Anti-tobacco forces often argue that smokers are a burden on the American economy. When Congress debated FDA tobacco regulation in 2009, the White House advised that tobacco use “accounts for over a $100 billion annually in financial costs to the economy” (here). In 2011, the CDC estimated smoking costs at $193 billion (here).
New data from a highly credible source reinforce a very different perspective on the issue.
In June, the non-partisan Congressional Budget Office (CBO) produced a financial analysis of a hypothetical federal cigarette tax increase (available here). It reveals that quitting smoking is a money-saver for the government in some respects, and a money-loser in others.

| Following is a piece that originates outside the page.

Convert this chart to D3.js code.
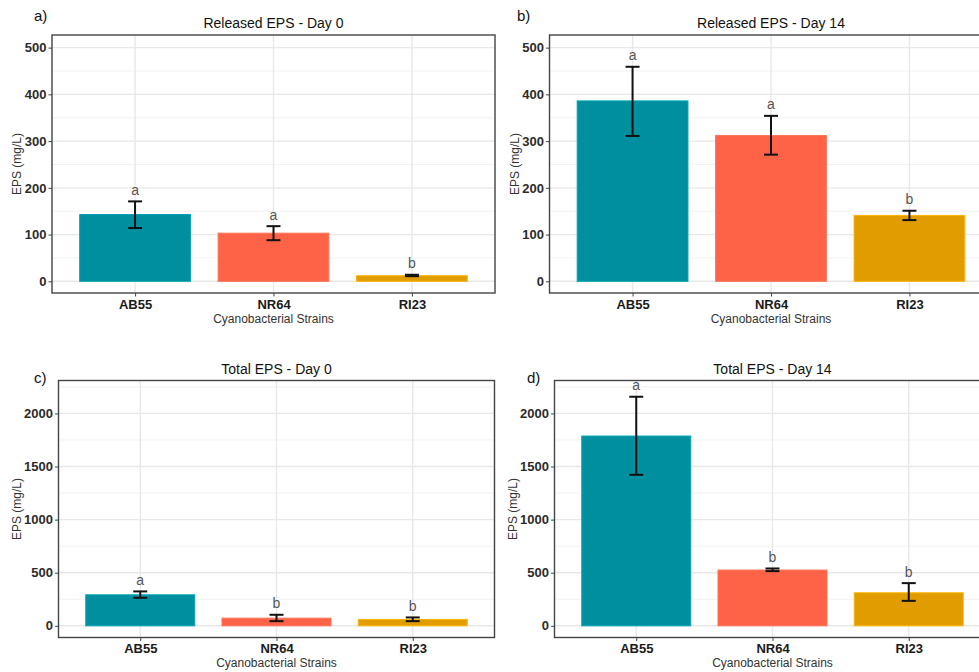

Using standard methodology, the CBO studied the effects on the federal budget of “a hypothetical increase of 50 cents per pack in the federal excise tax on cigarettes and small cigars (adjusted each year to keep pace with inflation)…” The analysis focuses mainly on the period 2013 to 2021, with long-term projections to 2085.
The CBO estimates that the tax increase would produce a gain of $41 billion through 2021. Most of the gain ($38 billion) would come from increased tax revenues. Another $3 billion would come from income tax receipts related to increased productivity among former smokers.
With respect to federal health care, “Medicaid would see the largest savings over the 2013-2021 period—about $560 million,” while “Medicare would have the next-largest savings in the near term—about $250 million.”
But the CBO also reported some expenses related to cessation: “By contrast, Social Security’s Old-Age and Survivors Insurance program, which pays retirement benefits, would experience the largest net increase in costs because of the policy. On net, outlays for Social Security would rise by about $150 million over the 2013-2021 period.”
Medicaid/Medicare savings would exceed increased Social Security payments until 2025. After that, Social Security increases due to increased longevity would exceed Medicaid/Medicare savings.
Not smoking is associated with increased longevity, which is associated with increased net costs for the health care system, rather than savings.
A 2008 study from the National Institute for Public Health and the Environment, Tilburg University and Erasmus University in The Netherlands (access here) concluded that the average 20-year-old smoker would consume $270,000 in health care in their remaining lifetime, while the average “healthy-living” person would consume $345,000 (assuming the current euro/dollar conversion). As the researchers explained, “…smoking is in particular related to lethal (and relatively inexpensive) diseases… Unfortunately, these life-years gained [by healthy living] are not lived in full health and come at a price: people suffer from other diseases, which increases health-care costs.”
Another study from The Netherlands (available here) in 1998 came to a similar conclusion: “From a humanitarian point of view, life is preferable to death and health to illness. The aim of health care is not to save money but to save people from preventable suffering and death… There is no evidence that healthcare costs are increasing because citizens live unhealthier lives. In fact, quite the contrary would seem to be the case.”
Despite the research, the CDC refuses to consider smoking-related health care costs and savings. This narrow perspective has been criticized by Vanderbilt economist Kip Viscusi: “It looks unpleasant or ghoulish to look at the cost savings as well as the cost increases and it's not a good thing that smoking kills people. But if you're going to follow this health-cost train all the way, you have to take into account all the effects, not just the ones you like…” (quoted here).